Reviewed by J. Keith Jones
This book was first published in 1966 and was called the “best novel of the year” by the Cleveland Press. I don’t know if that translated it to a best seller status, but it should have. “Yancey’s War” is a really great read. The late William Hoffman brings you right into the military world of the second world war. Not so much on the combat side, but totally in the aspect of boot camp and camp life; and something I have not seen fully depicted elsewhere, Officer Candidate School.
You see OCS referred to often in literature and entertainment, but almost always in the context of a successful combat officer whose exploits on the battlefield takes center stage and usually just referring to his having been to OCS. Hoffman takes you inside OCS and shows what it is like for those who don’t make the cut and have to return to enlisted life. Also books and movies almost never depict life stateside, rather opting for the more colorful scenes from the war front. One reason being that it takes an exceptionally gifted writer to make the mundane interesting. William Hoffman was exactly that kind of writer.
“Yancey’s War” is told from the perspective of its narrator, Charles Elgar. Besides the war itself, the prime driver of this story is the love-hate relationship between the narrator and Marvin Yancey. Charley – as he is called by Yancey – first encounters Yancey in boot camp. Everybody knows a Yancey and odds are if you don’t then you likely are a Yancey. Yancey is the kind of person for whom even disaster and failure ends up gold-plated. He is short, fat and well past enlistment age. He’s pulled strings and paid bribes to get into the army. He can’t successfully run the obstacle course and by all rights should have been packed up and shipped home. There’s one problem, Yancey is a war hero having won the Distinguished Service Medal in the first world war. Charley will learn that Yancey didn’t deserve the award, having won it for an act of cowardice that was misinterpreted as heroic. As a result Yancey has his way paid through college – by grateful parents of a war buddy – and stumbles into a business partnership he capitalizes on and even a marriage to a trophy wife. Now Yancey sees this war as his last chance at redemption and will stop at nothing to achieve it. As a result the loud and obnoxious Yancey is universally hated by all except for the senior officers he successfully brown-noses.

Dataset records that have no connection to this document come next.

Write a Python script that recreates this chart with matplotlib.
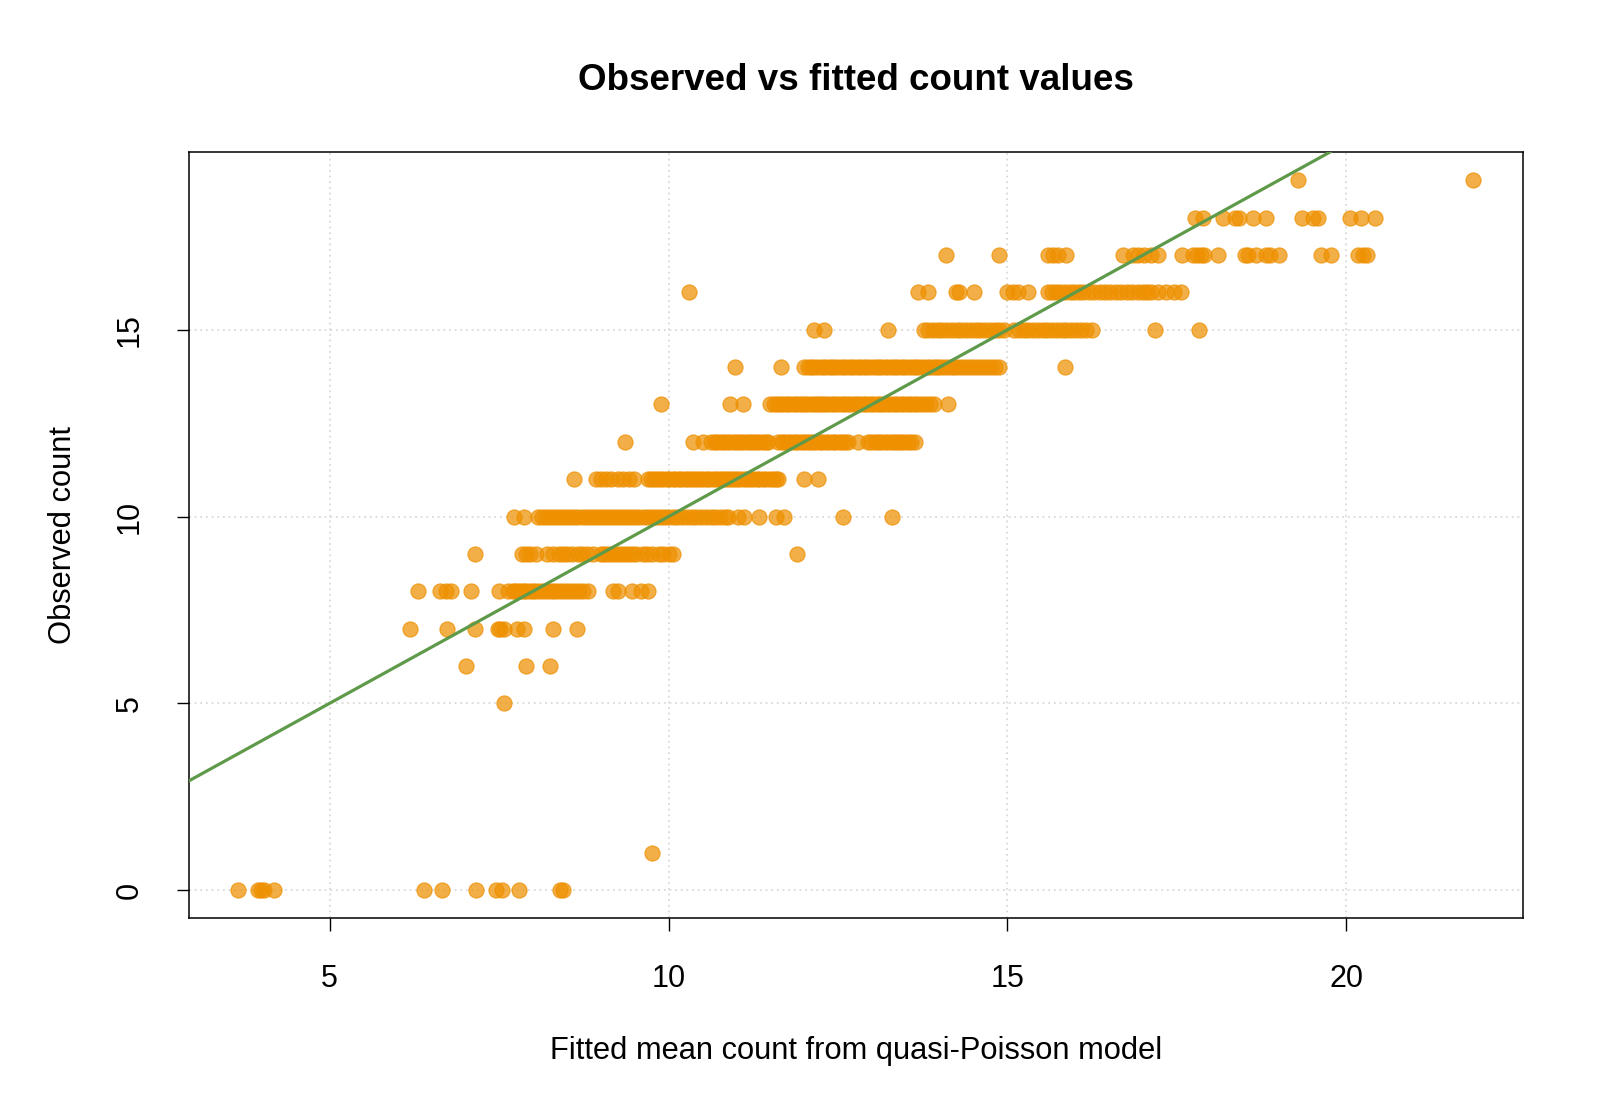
"""Observed vs fitted counts from a quasi-Poisson fit, drawn in the style of an R base plot."""

import matplotlib

matplotlib.use("Agg")
import matplotlib.pyplot as plt
import numpy as np

plt.rcParams["font.family"] = ["Liberation Sans", "DejaVu Sans"]

# fitted mean (x) for each observed count (key)
FITTED_BY_COUNT = {
    0: [3.65, 3.94, 3.99, 4.03, 4.18, 6.39, 6.66, 7.16, 7.46, 7.54, 7.80, 8.40, 8.44],
    1: [9.76],
    5: [7.57],
    6: [7.01, 7.90, 8.25],
    7: [6.18, 6.73, 7.14, 7.48, 7.52, 7.57, 7.77, 7.86, 8.30, 8.65],
    8: [6.31, 6.63, 6.72, 6.79, 7.09, 7.50, 7.63, 7.70, 7.73, 7.78, 7.82, 7.86,
        7.90, 7.95, 8.00, 8.05, 8.10, 8.16, 8.22, 8.28, 8.33, 8.38, 8.44, 8.50,
        8.56, 8.62, 8.68, 8.74, 8.81, 9.18, 9.25, 9.46, 9.60, 9.69],
    9: [7.15, 7.83, 7.90, 7.96, 8.05, 8.20, 8.30, 8.38, 8.44, 8.50, 8.58, 8.66,
        8.72, 8.80, 8.88, 9.00, 9.05, 9.10, 9.16, 9.22, 9.28, 9.34, 9.40, 9.46,
        9.52, 9.62, 9.68, 9.76, 9.86, 9.92, 10.00, 10.07, 11.90],
    10: [7.72, 7.87, 8.07, 8.13, 8.19, 8.25, 8.31, 8.37, 8.43, 8.49, 8.55, 8.61,
         8.67, 8.73, 8.79, 8.85, 8.91, 8.97, 9.03, 9.09, 9.15, 9.21, 9.27, 9.33,
         9.39, 9.45, 9.51, 9.57, 9.63, 9.69, 9.75, 9.81, 9.87, 9.93, 9.99, 10.06,
         10.13, 10.20, 10.27, 10.34, 10.41, 10.48, 10.55, 10.62, 10.69, 10.76,
         10.83, 10.88, 11.03, 11.12, 11.33, 11.59, 11.71, 12.58, 13.30],
    11: [8.61, 8.93, 9.00, 9.08, 9.15, 9.25, 9.33, 9.42, 9.49, 9.70, 9.74, 9.79,
         9.83, 9.88, 9.92, 9.97, 10.01, 10.06, 10.10, 10.15, 10.19, 10.24, 10.28,
         10.33, 10.38, 10.42, 10.47, 10.51, 10.56, 10.60, 10.65, 10.70, 10.74,
         10.79, 10.83, 10.88, 10.92, 10.97, 11.01, 11.06, 11.11, 11.15, 11.20,
         11.25, 11.30, 11.34, 11.39, 11.44, 11.49, 11.54, 11.58, 11.62, 12.00, 12.21],
    12: [9.36, 10.36, 10.51, 10.63, 10.68, 10.72, 10.77, 10.82, 10.86, 10.91,
         10.96, 11.01, 11.05, 11.10, 11.15, 11.20, 11.24, 11.29, 11.34, 11.39,
         11.43, 11.47, 11.62, 11.67, 11.71, 11.76, 11.81, 11.86, 11.90, 11.95,
         12.00, 12.04, 12.09, 12.13, 12.18, 12.23, 12.27, 12.32, 12.37, 12.42,
         12.46, 12.51, 12.56, 12.60, 12.65, 12.80, 12.94, 12.99, 13.04, 13.09,
         13.14, 13.19, 13.24, 13.29, 13.34, 13.39, 13.43, 13.48, 13.53, 13.58, 13.63],
    13: [9.89, 10.90, 11.10, 11.50, 11.55, 11.60, 11.64, 11.69, 11.74, 11.78,
         11.83, 11.88, 11.92, 11.97, 12.02, 12.06, 12.11, 12.16, 12.20, 12.25,
         12.30, 12.34, 12.39, 12.44, 12.49, 12.54, 12.59, 12.63, 12.68, 12.73,
         12.78, 12.83, 12.88, 12.92, 12.97, 13.02, 13.07, 13.12, 13.17, 13.22,
         13.27, 13.32, 13.37, 13.43, 13.48, 13.53, 13.58, 13.63, 13.68, 13.74,
         13.80, 13.86, 13.92, 14.12],
    14: [10.98, 11.66, 12.00, 12.05, 12.10, 12.15, 12.20, 12.26, 12.31, 12.36,
         12.41, 12.46, 12.52, 12.57, 12.62, 12.67, 12.72, 12.78, 12.83, 12.88,
         12.93, 12.98, 13.04, 13.09, 13.14, 13.19, 13.24, 13.29, 13.34, 13.39,
         13.44, 13.49, 13.54, 13.60, 13.65, 13.70, 13.75, 13.81, 13.86, 13.91,
         13.96, 14.01, 14.07, 14.12, 14.18, 14.23, 14.29, 14.34, 14.40, 14.46,
         14.52, 14.58, 14.64, 14.70, 14.76, 14.82, 14.87, 15.85],
    15: [12.14, 12.30, 13.24, 13.77, 13.83, 13.90, 13.97, 14.04, 14.11, 14.18,
         14.25, 14.32, 14.39, 14.46, 14.53, 14.60, 14.67, 14.74, 14.81, 14.88,
         14.95, 15.10, 15.17, 15.24, 15.31, 15.38, 15.45, 15.52, 15.59, 15.66,
         15.73, 15.80, 15.87, 15.94, 16.01, 16.08, 16.16, 16.24, 17.17, 17.82],
    16: [10.30, 13.68, 13.83, 14.24, 14.28, 14.50, 15.00, 15.08, 15.16, 15.30,
         15.60, 15.66, 15.72, 15.78, 15.85, 15.92, 15.98, 16.05, 16.12, 16.20,
         16.28, 16.36, 16.44, 16.52, 16.60, 16.68, 16.76, 16.84, 16.92, 17.00,
         17.06, 17.12, 17.22, 17.34, 17.46, 17.56],
    17: [14.10, 14.88, 15.60, 15.67, 15.75, 15.87, 16.70, 16.85, 16.92, 17.02,
         17.12, 17.22, 17.57, 17.74, 17.80, 17.86, 17.90, 18.11, 18.50, 18.55,
         18.67, 18.82, 18.87, 19.01, 19.63, 19.78, 20.17, 20.25, 20.30],
    18: [17.76, 17.89, 18.18, 18.35, 18.42, 18.62, 18.82, 19.34, 19.51, 19.58,
         20.06, 20.22, 20.42],
    19: [19.29, 21.87],
}

X_TICKS = [5, 10, 15, 20]
Y_TICKS = [0, 5, 10, 15]

POINT = "#ee9000"
LINE = "#5f9a4a"
GRID = "#d3d3d3"

fitted = np.concatenate([np.asarray(v, float) for v in FITTED_BY_COUNT.values()])
observed = np.concatenate([np.full(len(v), k, float) for k, v in FITTED_BY_COUNT.items()])


def r_range(v):
    # R's default 4% axis extension
    lo, hi = v.min(), v.max()
    pad = (hi - lo) * 0.04
    return lo - pad, hi + pad


fig = plt.figure(figsize=(16, 11.08), dpi=100, facecolor="white")
ax = fig.add_axes([188.8 / 1600, 1 - 918.4 / 1108, (1522.5 - 188.8) / 1600, (918.4 - 152) / 1108])

xlim, ylim = r_range(fitted), r_range(observed)
ax.set_xlim(*xlim)
ax.set_ylim(*ylim)

for t in X_TICKS:
    ax.axvline(t, color=GRID, linestyle=(0, (1.2, 2.5)), linewidth=1.1, zorder=1)
for t in Y_TICKS:
    ax.axhline(t, color=GRID, linestyle=(0, (1.2, 2.5)), linewidth=1.1, zorder=1)

ax.scatter(fitted, observed, s=118, color=POINT, alpha=0.72, edgecolors=POINT,
           linewidths=0.9, zorder=2)
ax.axline((0, 0), slope=1, color=LINE, linewidth=2.3, zorder=3)

ax.set_xticks(X_TICKS)
ax.set_yticks(Y_TICKS)
ax.tick_params(axis="both", direction="out", length=9, width=1, labelsize=22, color="black")
ax.tick_params(axis="x", pad=24)
ax.tick_params(axis="y", pad=23, labelrotation=90)
for lab in ax.get_yticklabels():
    lab.set_va("center")
for s in ax.spines.values():
    s.set_linewidth(1.1)

fig.text(0.5 * (188.8 + 1522.5) / 1600, 1 - 80 / 1108, "Observed vs fitted count values",
         ha="center", va="center", fontsize=26.5, fontweight="bold")
fig.text(0.5 * (188.8 + 1522.5) / 1600, 1 - 1051 / 1108,
         "Fitted mean count from quasi-Poisson model", ha="center", va="center", fontsize=22.2)
fig.text(63 / 1600, 1 - 0.5 * (152 + 918.4) / 1108, "Observed count",
         ha="center", va="center", rotation=90, fontsize=22.2)

fig.savefig("out.png", dpi=100, facecolor="white")
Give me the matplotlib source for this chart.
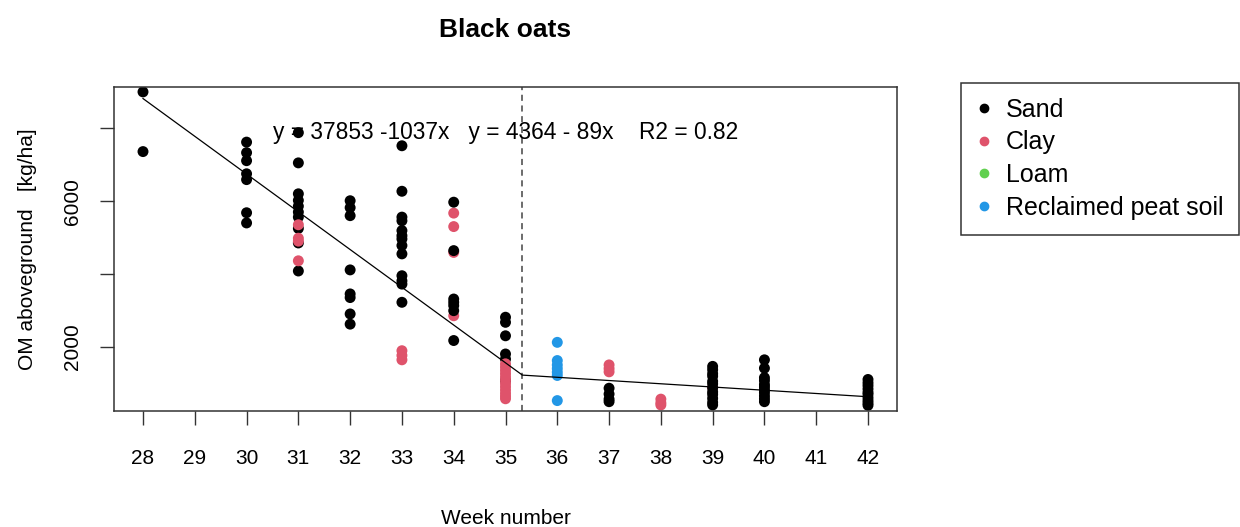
import numpy as np
import pandas as pd
import matplotlib
matplotlib.use('Agg')
import matplotlib.pyplot as plt
from matplotlib.lines import Line2D

plt.rcParams['font.family'] = ['Liberation Sans', 'DejaVu Sans']

# Soil classes and the R default palette colours used for them
soil_types  = ['Sand', 'Clay', 'Loam', 'Reclaimed peat soil']
soil_colors = ['black', '#DF536B', '#61D04F', '#2297E6']

# Measurements, one block per week and soil (kept in sampling order)
block_week = [28, 30, 31, 31, 32, 33, 33, 34, 34, 35, 35, 36, 37, 37, 38, 39, 39, 40, 42]
block_soil = ['Sand', 'Sand', 'Sand', 'Clay', 'Sand', 'Sand', 'Clay', 'Clay', 'Sand',
              'Sand', 'Clay', 'Reclaimed peat soil', 'Clay', 'Sand', 'Clay', 'Clay',
              'Sand', 'Sand', 'Sand']
block_om = [
    [9000, 7360],
    [7620, 7330, 7110, 6750, 6590, 5680, 5400],
    [7880, 7050, 6200, 6020, 5860, 5700, 5560, 5250, 4850, 4080],
    [5350, 4980, 4900, 4360],
    [6010, 5820, 5600, 4110, 3450, 3350, 2900, 2620],
    [7520, 6270, 5560, 5460, 5190, 5050, 4960, 4780, 4550, 3950, 3810, 3720, 3220],
    [1890, 1760, 1640],
    [5670, 5300, 4590, 2850],
    [5970, 4640, 3310, 3220, 3130, 2990, 2170],
    [2810, 2670, 2300, 1800, 1660, 1070],
    [1530, 1440, 1350, 1260, 1170, 1080, 990, 900, 810, 720, 640, 570],
    [2120, 1620, 1500, 1400, 1300, 1210, 520],
    [1500, 1400, 1310],
    [860, 700, 560, 490],
    [560, 460, 400],
    [880],
    [1460, 1370, 1260, 1190, 1050, 980, 870, 760, 690, 580, 470, 400],
    [1640, 1410, 1150, 1070, 960, 890, 810, 740, 650, 570, 490],
    [1100, 1010, 930, 840, 750, 690, 600, 520, 450, 390],
]

# Segmented regression: two lines and R2
a1, b1 = 37853, -1037
a2, b2 = 4364, -89
r2 = 0.82

rows = []
for w, s, vals in zip(block_week, block_soil, block_om):
    for v in vals:
        rows.append((w, s, v))
df = pd.DataFrame(rows, columns=['Week', 'Soil', 'OM'])
df['Color'] = df['Soil'].map(dict(zip(soil_types, soil_colors)))

# Breakpoint where the two fitted lines meet
bp = (a1 - a2) / (b2 - b1)
x_fit = np.array([28, bp, 42])
y_fit = np.where(x_fit <= bp, a1 + b1 * x_fit, a2 + b2 * x_fit)

fig = plt.figure(figsize=(12.4, 5.27), dpi=100)
ax = fig.add_axes([114/1240, 1 - 411/527, (897 - 114)/1240, (411 - 87.3)/527])

ax.scatter(df['Week'], df['OM'], c=df['Color'], s=62, linewidths=0, zorder=2)
ax.plot(x_fit, y_fit, color='black', lw=0.9, zorder=3)
ax.axvline(bp, color='#444444', ls=(0, (4, 3)), lw=1.1, zorder=1)
ax.text(35, 7880, 'y = %d %dx   y = %d - %dx    R2 = %.2f' % (a1, b1, a2, -b2, r2),
        ha='center', va='center', fontsize=16.4, zorder=4)

ax.set_xlim(27.44, 42.56)
ax.set_ylim(234, 9126)
ax.set_xticks(np.arange(28, 43))
ax.set_yticks([2000, 4000, 6000, 8000])
ax.set_yticklabels(['2000', '', '6000', ''], rotation=90, va='center')
ax.tick_params(axis='x', length=10, width=1, color='#333333', pad=17, labelsize=15)
ax.tick_params(axis='y', length=10, width=1, color='#333333', pad=13, labelsize=15)
for sp in ax.spines.values():
    sp.set_color('#333333')
    sp.set_linewidth(1.1)

ax.set_xlabel('Week number', fontsize=15, labelpad=30)
ax.set_ylabel('OM aboveground   [kg/ha]', fontsize=15, labelpad=19)
ax.set_title('Black oats', fontsize=19, fontweight='bold', pad=36)

handles = [Line2D([], [], marker='o', ls='none', color=c, markersize=6) for c in soil_colors]
leg = fig.legend(handles, soil_types, loc='upper left', bbox_to_anchor=(961/1240, 1 - 83/527),
                 fontsize=18, frameon=True, fancybox=False, edgecolor='black',
                 borderpad=0.6, labelspacing=0.34, handlelength=0.6, handletextpad=0.6,
                 borderaxespad=0)
leg.get_frame().set_linewidth(1.1)

fig.savefig('out.png', dpi=100)
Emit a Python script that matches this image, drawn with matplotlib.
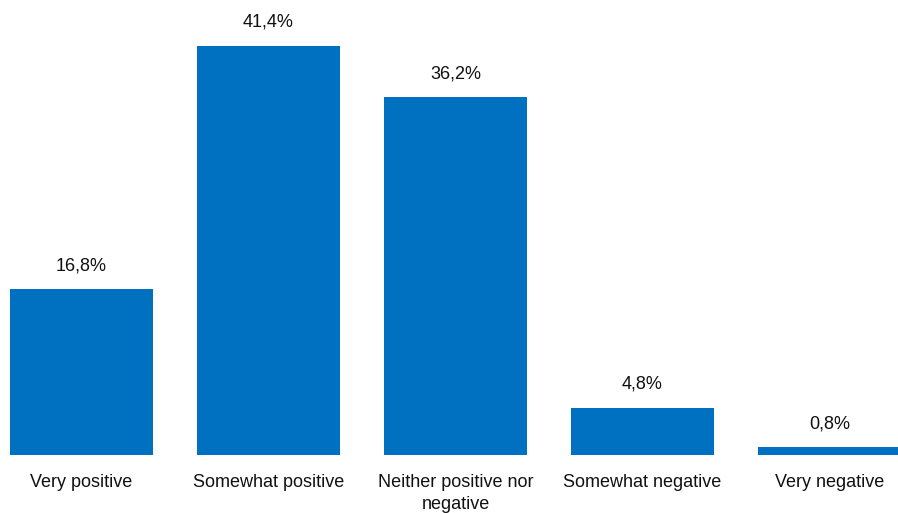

In the course of the war, the characters are never assigned a combat role, but will eventually be forced to fight for their lives because of an officer who can’t successfully read a map. The gripping final sequence leaves you wondering just what you would do if presented with the same set of circumstances. Now that I have discovered William Hoffman, I am sure this will not be the last of his books I will read.